### Written exercise
Starting at the top of the listing, extract every line up to and including the one with "111649, 142872, 318522];". Pictures stay out of the copy.

☆ ☆ ☆

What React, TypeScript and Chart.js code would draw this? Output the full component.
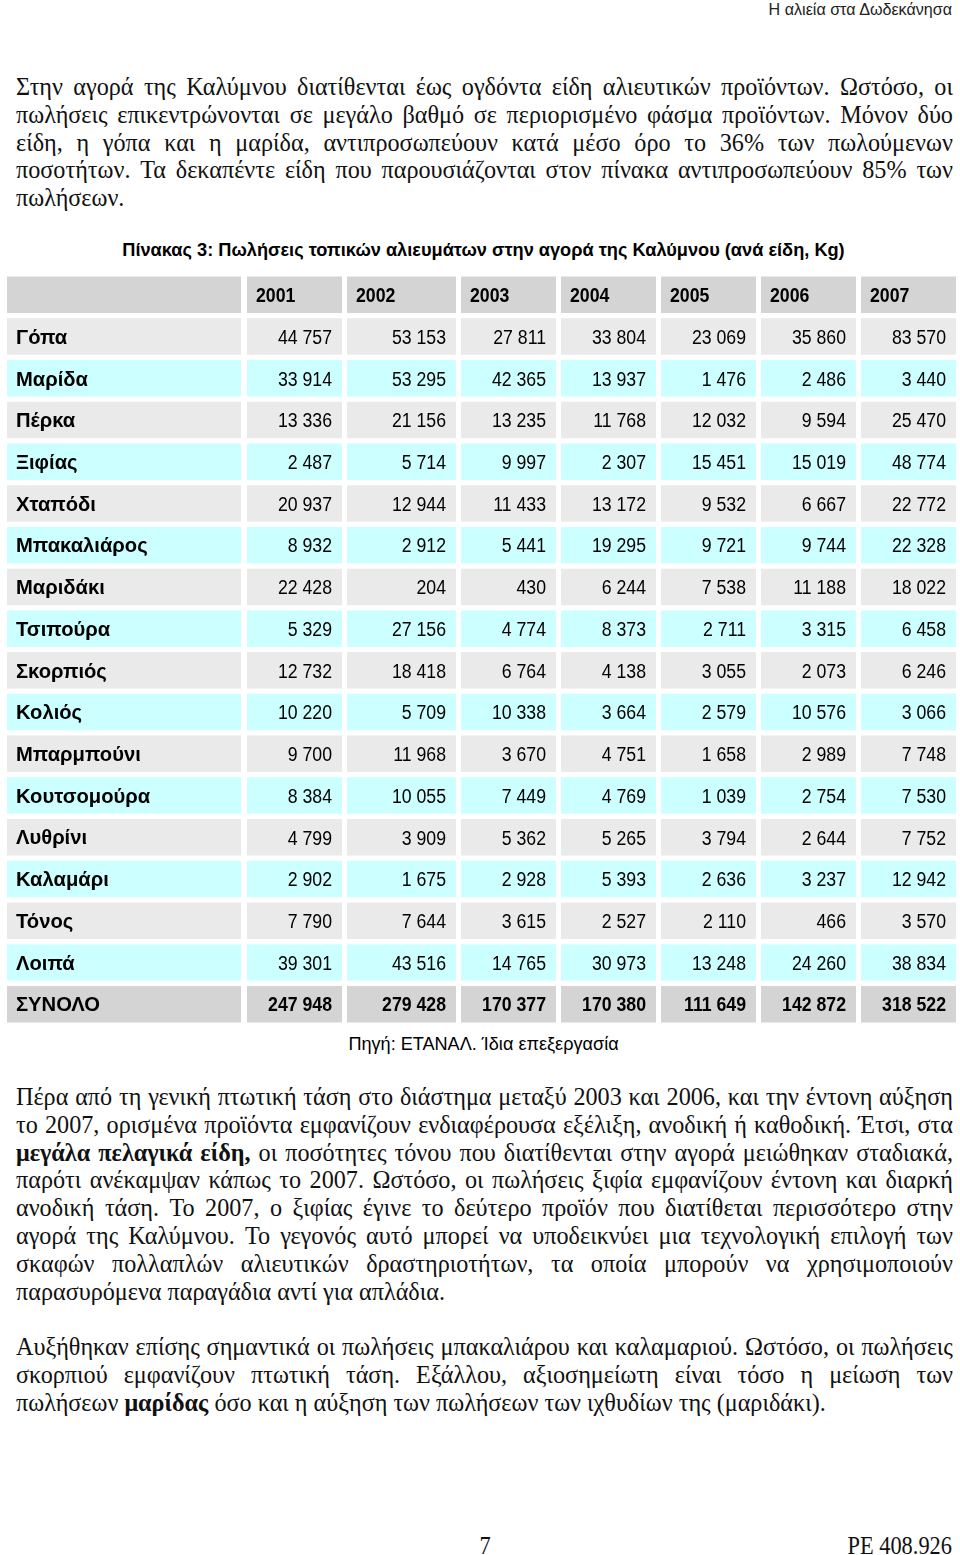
import React, { useEffect, useRef } from "react";
import { Chart, registerables } from "chart.js";

Chart.register(...registerables);

// ---------- data ----------
const years = ["2001", "2002", "2003", "2004", "2005", "2006", "2007"];
const species = [
  "Γόπα", "Μαρίδα", "Πέρκα", "Ξιφίας", "Χταπόδι", "Μπακαλιάρος", "Μαριδάκι", "Τσιπούρα",
  "Σκορπιός", "Κολιός", "Μπαρμπούνι", "Κουτσομούρα", "Λυθρίνι", "Καλαμάρι", "Τόνος", "Λοιπά",
];
const sales2001 = [44757, 33914, 13336, 2487, 20937, 8932, 22428, 5329, 12732, 10220, 9700, 8384, 4799, 2902, 7790, 39301];
const sales2002 = [53153, 53295, 21156, 5714, 12944, 2912, 204, 27156, 18418, 5709, 11968, 10055, 3909, 1675, 7644, 43516];
const sales2003 = [27811, 42365, 13235, 9997, 11433, 5441, 430, 4774, 6764, 10338, 3670, 7449, 5362, 2928, 3615, 14765];
const sales2004 = [33804, 13937, 11768, 2307, 13172, 19295, 6244, 8373, 4138, 3664, 4751, 4769, 5265, 5393, 2527, 30973];
const sales2005 = [23069, 1476, 12032, 15451, 9532, 9721, 7538, 2711, 3055, 2579, 1658, 1039, 3794, 2636, 2110, 13248];
const sales2006 = [35860, 2486, 9594, 15019, 6667, 9744, 11188, 3315, 2073, 10576, 2989, 2754, 2644, 3237, 466, 24260];
const sales2007 = [83570, 3440, 25470, 48774, 22772, 22328, 18022, 6458, 6246, 3066, 7748, 7530, 7752, 12942, 3570, 38834];
const totalLabel = "ΣΥΝΟΛΟ";
const totals = [247948, 279428, 170377, 170380, 111649, 142872, 318522];

const tableTitle = "Πίνακας 3: Πωλήσεις τοπικών αλιευμάτων στην αγορά της Καλύμνου (ανά είδη, Kg)";
const sourceNote = "Πηγή: ΕΤΑΝΑΛ. Ίδια επεξεργασία";
const runningHead = "Η αλιεία στα Δωδεκάνησα";
const pageNumber = "7";
const docRef = "PE 408.926";

const para1 = [
  "Στην αγορά της Καλύμνου διατίθενται έως ογδόντα είδη αλιευτικών προϊόντων. Ωστόσο, οι",
  "πωλήσεις επικεντρώνονται σε μεγάλο βαθμό σε περιορισμένο φάσμα προϊόντων. Μόνον δύο",
  "είδη, η γόπα και η μαρίδα, αντιπροσωπεύουν κατά μέσο όρο το 36% των πωλούμενων",
  "ποσοτήτων. Τα δεκαπέντε είδη που παρουσιάζονται στον πίνακα αντιπροσωπεύουν 85% των",
  "πωλήσεων.",
];
const para2 = [
  "Πέρα από τη γενική πτωτική τάση στο διάστημα μεταξύ 2003 και 2006, και την έντονη αύξηση",
  "το 2007, ορισμένα προϊόντα εμφανίζουν ενδιαφέρουσα εξέλιξη, ανοδική ή καθοδική. Έτσι, στα",
  "*μεγάλα *πελαγικά *είδη, οι ποσότητες τόνου που διατίθενται στην αγορά μειώθηκαν σταδιακά,",
  "παρότι ανέκαμψαν κάπως το 2007. Ωστόσο, οι πωλήσεις ξιφία εμφανίζουν έντονη και διαρκή",
  "ανοδική τάση. Το 2007, ο ξιφίας έγινε το δεύτερο προϊόν που διατίθεται περισσότερο στην",
  "αγορά της Καλύμνου. Το γεγονός αυτό μπορεί να υποδεικνύει μια τεχνολογική επιλογή των",
  "σκαφών πολλαπλών αλιευτικών δραστηριοτήτων, τα οποία μπορούν να χρησιμοποιούν",
  "παρασυρόμενα παραγάδια αντί για απλάδια.",
];
const para3 = [
  "Αυξήθηκαν επίσης σημαντικά οι πωλήσεις μπακαλιάρου και καλαμαριού. Ωστόσο, οι πωλήσεις",
  "σκορπιού εμφανίζουν πτωτική τάση. Εξάλλου, αξιοσημείωτη είναι τόσο η μείωση των",
  "πωλήσεων *μαρίδας όσο και η αύξηση των πωλήσεων των ιχθυδίων της (μαριδάκι).",
];

// ---------- layout / style ----------
const SY = 1.145; // vertical stretch for digits in the table
const SERIF = '"Liberation Serif", "Times New Roman", serif';
const SANS = '"Liberation Sans", Arial, sans-serif';
const BODY_SIZE = 24.2;
const NUM_SIZE = 17.7;
const LABEL_SIZE = 20.2;
const colEdges: [number, number][] = [
  [7, 241], [247, 342], [347, 456], [461, 556], [561, 656], [661, 756], [761, 856], [861, 956],
];
const GRAY = "#d4d4d4";
const LIGHT = "#eaeaea";
const CYAN = "#ccffff";

const rowLabels = ["", ...species, totalLabel];
const yearSeries = [sales2001, sales2002, sales2003, sales2004, sales2005, sales2006, sales2007];

function rowColor(r: number) {
  if (r === 0 || r === rowLabels.length - 1) return GRAY;
  return (r - 1) % 2 === 0 ? LIGHT : CYAN;
}
function fmt(n: number) {
  return String(n).replace(/\B(?=(\d{3})+(?!\d))/g, " ");
}

function drawText(
  ctx: CanvasRenderingContext2D, text: string, x: number, yCenter: number,
  align: CanvasTextAlign, font: string, size: number, sy: number,
) {
  ctx.save();
  ctx.font = font;
  ctx.fillStyle = "#000";
  ctx.textAlign = align;
  ctx.textBaseline = "alphabetic";
  ctx.translate(x, yCenter + 0.358 * size * sy);
  ctx.scale(1, sy);
  ctx.fillText(text, 0, 0);
  ctx.restore();
}

const cellTextPlugin = {
  id: "cellText",
  afterDatasetsDraw(chart: any) {
    const ctx = chart.ctx as CanvasRenderingContext2D;
    const xs = chart.scales.x;
    const ys = chart.scales.y;
    const numBold = `bold ${NUM_SIZE}px ${SANS}`;
    const numReg = `${NUM_SIZE}px ${SANS}`;
    const labelBold = `bold ${LABEL_SIZE}px ${SANS}`;
    rowLabels.forEach((label, r) => {
      const yc = ys.getPixelForValue(r);
      if (r === 0) {
        years.forEach((yr, c) => {
          drawText(ctx, yr, xs.getPixelForValue(colEdges[c + 1][0]) + 9, yc, "left", numBold, NUM_SIZE, SY);
        });
        return;
      }
      drawText(ctx, label, xs.getPixelForValue(colEdges[0][0]) + 9, yc, "left", labelBold, LABEL_SIZE, 1);
      const isTotal = r === rowLabels.length - 1;
      yearSeries.forEach((series, c) => {
        const v = isTotal ? totals[c] : series[r - 1];
        drawText(ctx, fmt(v), xs.getPixelForValue(colEdges[c + 1][1]) - 10, yc, "right", isTotal ? numBold : numReg, NUM_SIZE, SY);
      });
    });
  },
};

function TableChart() {
  const ref = useRef<HTMLCanvasElement | null>(null);
  useEffect(() => {
    if (!ref.current) return;
    const chart = new Chart(ref.current, {
      type: "bar",
      data: {
        labels: rowLabels,
        datasets: colEdges.map((edge) => ({
          data: rowLabels.map(() => edge) as any,
          backgroundColor: rowLabels.map((_, r) => rowColor(r)),
          borderWidth: 0,
          grouped: false,
          barPercentage: 0.875,
          categoryPercentage: 1,
        })),
      },
      options: {
        indexAxis: "y",
        responsive: false,
        animation: false,
        layout: { padding: 0 },
        plugins: { legend: { display: false }, tooltip: { enabled: false }, title: { display: false } },
        scales: {
          x: { type: "linear", min: 7, max: 960, display: false },
          y: { type: "category", display: false, offset: true },
        },
      },
      plugins: [cellTextPlugin],
    } as any);
    return () => chart.destroy();
  }, []);
  return (
    <canvas
      ref={ref}
      width={953}
      height={751}
      style={{ position: "absolute", left: 7, top: 274, width: 953, height: 751 }}
    />
  );
}

type LineProps = {
  y: number;
  text: string;
  size: number;
  family: string;
  weight?: number | string;
  left?: number;
  width?: number;
  align?: "left" | "right" | "center" | "justify";
  color?: string;
  sy?: number;
};

function TextLine({ y, text, size, family, weight = 400, left = 16, width = 937, align = "left", color = "#000", sy = 1 }: LineProps) {
  const lh = Math.round(size * 2);
  const base: React.CSSProperties = {
    position: "absolute",
    left,
    width,
    top: y - lh / 2,
    height: lh,
    lineHeight: lh + "px",
    fontSize: size,
    fontFamily: family,
    fontWeight: weight as any,
    color,
    transform: sy !== 1 ? `scaleY(${sy})` : undefined,
    transformOrigin: "center",
    whiteSpace: "nowrap",
  };
  const words = text.split(" ");
  const renderWord = (w: string, i: number) =>
    w.startsWith("*") ? <b key={i}>{w.slice(1)}</b> : <span key={i}>{w}</span>;
  if (align === "justify") {
    return (
      <div style={{ ...base, display: "flex", justifyContent: "space-between" }}>
        {words.map(renderWord)}
      </div>
    );
  }
  return (
    <div style={{ ...base, textAlign: align }}>
      {words.map((w, i) => (
        <React.Fragment key={i}>
          {i > 0 ? " " : ""}
          {renderWord(w, i)}
        </React.Fragment>
      ))}
    </div>
  );
}

function Paragraph({ lines, y0 }: { lines: string[]; y0: number }) {
  const pitch = 27.8;
  return (
    <>
      {lines.map((l, i) => (
        <TextLine
          key={i}
          y={y0 + i * pitch}
          text={l}
          size={BODY_SIZE}
          family={SERIF}
          align={i === lines.length - 1 ? "left" : "justify"}
          color="#111"
        />
      ))}
    </>
  );
}

export default function App() {
  useEffect(() => {
    document.body.style.margin = "0";
  }, []);
  return (
    <div style={{ position: "absolute", left: 0, top: 0, width: 960, height: 1555, overflow: "hidden", background: "#fff" }}>
      <TextLine y={9} text={runningHead} size={16.1} family={SANS} left={600} width={352} align="right" color="#222" />
      <Paragraph lines={para1} y0={87} />
      <TextLine y={250} text={tableTitle} size={18.2} family={SANS} weight="bold" left={0} width={967} align="center" />
      <TableChart />
      <TextLine y={1044} text={sourceNote} size={18.1} family={SANS} left={0} width={967} align="center" />
      <Paragraph lines={para2} y0={1097} />
      <Paragraph lines={para3} y0={1347} />
      <TextLine y={1545} text={pageNumber} size={22.4} family={SERIF} left={435} width={100} align="center" color="#111" sy={1.1} />
      <TextLine y={1545} text={docRef} size={22.4} family={SERIF} left={700} width={252} align="right" color="#111" sy={1.1} />
    </div>
  );
}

☆ ☆ ☆

### Solved exercise
What React, TypeScript and Chart.js code would draw this? Output the full component.
import React, { useEffect, useRef } from "react";
import { Chart, registerables } from "chart.js";

Chart.register(...registerables);

// ---------- data ----------
const years = ["2001", "2002", "2003", "2004", "2005", "2006", "2007"];
const species = [
  "Γόπα", "Μαρίδα", "Πέρκα", "Ξιφίας", "Χταπόδι", "Μπακαλιάρος", "Μαριδάκι", "Τσιπούρα",
  "Σκορπιός", "Κολιός", "Μπαρμπούνι", "Κουτσομούρα", "Λυθρίνι", "Καλαμάρι", "Τόνος", "Λοιπά",
];
const sales2001 = [44757, 33914, 13336, 2487, 20937, 8932, 22428, 5329, 12732, 10220, 9700, 8384, 4799, 2902, 7790, 39301];
const sales2002 = [53153, 53295, 21156, 5714, 12944, 2912, 204, 27156, 18418, 5709, 11968, 10055, 3909, 1675, 7644, 43516];
const sales2003 = [27811, 42365, 13235, 9997, 11433, 5441, 430, 4774, 6764, 10338, 3670, 7449, 5362, 2928, 3615, 14765];
const sales2004 = [33804, 13937, 11768, 2307, 13172, 19295, 6244, 8373, 4138, 3664, 4751, 4769, 5265, 5393, 2527, 30973];
const sales2005 = [23069, 1476, 12032, 15451, 9532, 9721, 7538, 2711, 3055, 2579, 1658, 1039, 3794, 2636, 2110, 13248];
const sales2006 = [35860, 2486, 9594, 15019, 6667, 9744, 11188, 3315, 2073, 10576, 2989, 2754, 2644, 3237, 466, 24260];
const sales2007 = [83570, 3440, 25470, 48774, 22772, 22328, 18022, 6458, 6246, 3066, 7748, 7530, 7752, 12942, 3570, 38834];
const totalLabel = "ΣΥΝΟΛΟ";
const totals = [247948, 279428, 170377, 170380, 111649, 142872, 318522];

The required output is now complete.